II. Dünya Savaşı yıllarında Reşat Enis, Samim Kocagöz, Kemal Bilbaşar, Cevdet Kudret gerçekçi çizgide ürün verirlerken, Abdülhak Şinasi Hisar, geçmiş özlemiyle yüklü, bireyci yapıtlarıyla belirir. Ama toplumsal karşıtlıkların su yüzüne çıktığı, toprak reformu tartışmalarının tek parti yönetiminde bölünmelere yol açtığı bir geçiş dönemidir yaşanan. Yazın da toplumsal, siyasal oluşumların dışında kalamaz doğal olarak. Üstelik yeni yetişen kuşak, iktidarla devleti özdeş görmemekte, iktidara karşı çıkabilmektedir artık. Bu karşı çıkış, köy ve köylüden başlayarak dönemin Türkiyesi’nin hemen bütün toplumsal sorunlarının gündeme getirilmesine yol açar. Çok partili döneme geçişi izleyen yıllarda ve 1950’lerde ise köye yöneliş egemen bir tutum olarak görünür.

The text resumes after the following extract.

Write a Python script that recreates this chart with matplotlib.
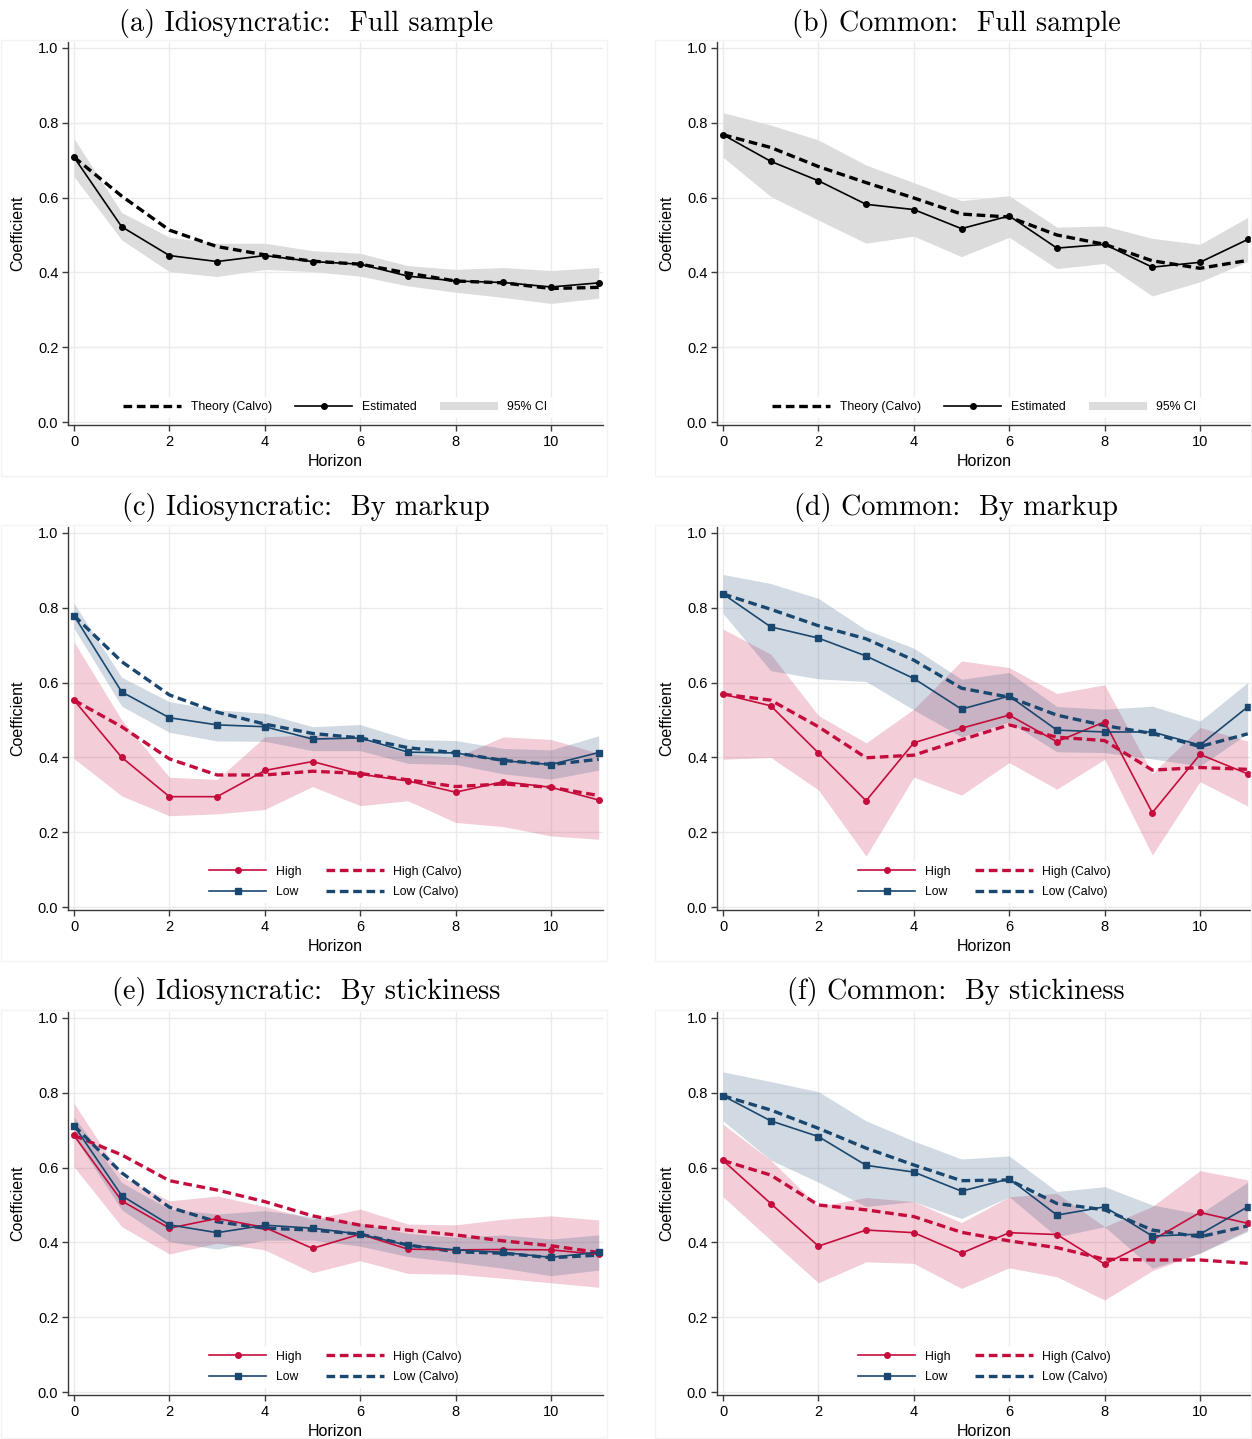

Temelde bir akım sayamayacağımız, ama toplumcu gerçekçi çizgide bir çığır görünümünü alan bu yöneliş, Köy Enstitülü sanatçılarla, köy kökenli ya da köyü yakından tanıyan yazarların birbiri ardına ürün vermeleriyle yaygınlaşmıştır. Mahmut Makal’ın köy notlarını topladığı Bizim Köy’ü (1950), öğrenim yıllarında hemen hepsi şiirle yazına giren Köy Enstitülü yazarları benzeri örnekler üretmeye iter. Bunu 1954-1955 yıllarında Orhan Kemal (Bereketli Yapraklar Üzerinde), Yaşar Kemal (İnce Memed, Teneke) ve Kemal Tahir’in (Sağırdere) köye toplumcu bir bakış açısıyla yaklaşan yapıtları izler. 1960’a gelirken, Reşat Enis, Kemal Bilbaşar, Samim Kocagöz, İlhan Tarus, Orhan Hançerlioğlu, Talip Apaydın, Sunullah Arısoy, Necati Cumalı, Fakir Baykurt gibi sanatçıların öykü ve romanlarıyla köyü konu alan zengin bir yazın oluşmuştur.
Yanlış bir deyimlemeyle köy romanı olarak anılan bu dönem yapıtlarında, en çok kalıplaşmış bir tiplemeye gidilmesi eleştirilmiş, kimi öykü ve romanlarda bölgesel konuşma özelliklerine, ağıza yer verilmesi anlatım dili olarak yanlış bulunmuştur. Gerçekten, bu yapıtlarda basmakalıp tipler yinelenmiş, köyün ve köylünün sorunlarına, bir bakıma bilimsellikten uzak coşumcu çözümler getirildiği ya da gerçekliğin yanlış kavrandığı olmuştur. Ama ne kötü örnekler, ne de bakış açısının gelişmememişliğinden doğan yetersizlikler, köy konu edinen yazını olumsuzlamaya yetmez. Bu yapıtlarla, en azından köy ve köylü gerçek boyutlarıyla yazınımıza girmekle kalmamış, toplumcu gerçekçi çizgide de bir aşama geçilmiştir. Nitekim 1960’tan sonra düşünsel ortamın gelişimine bağlı olarak yazının da toplumsal gerçekliği daha bilinçli bir bakış açısıyla kavramaya çalıştığı, yazınsal birikimi değerlendirerek kendini aştığı görülür.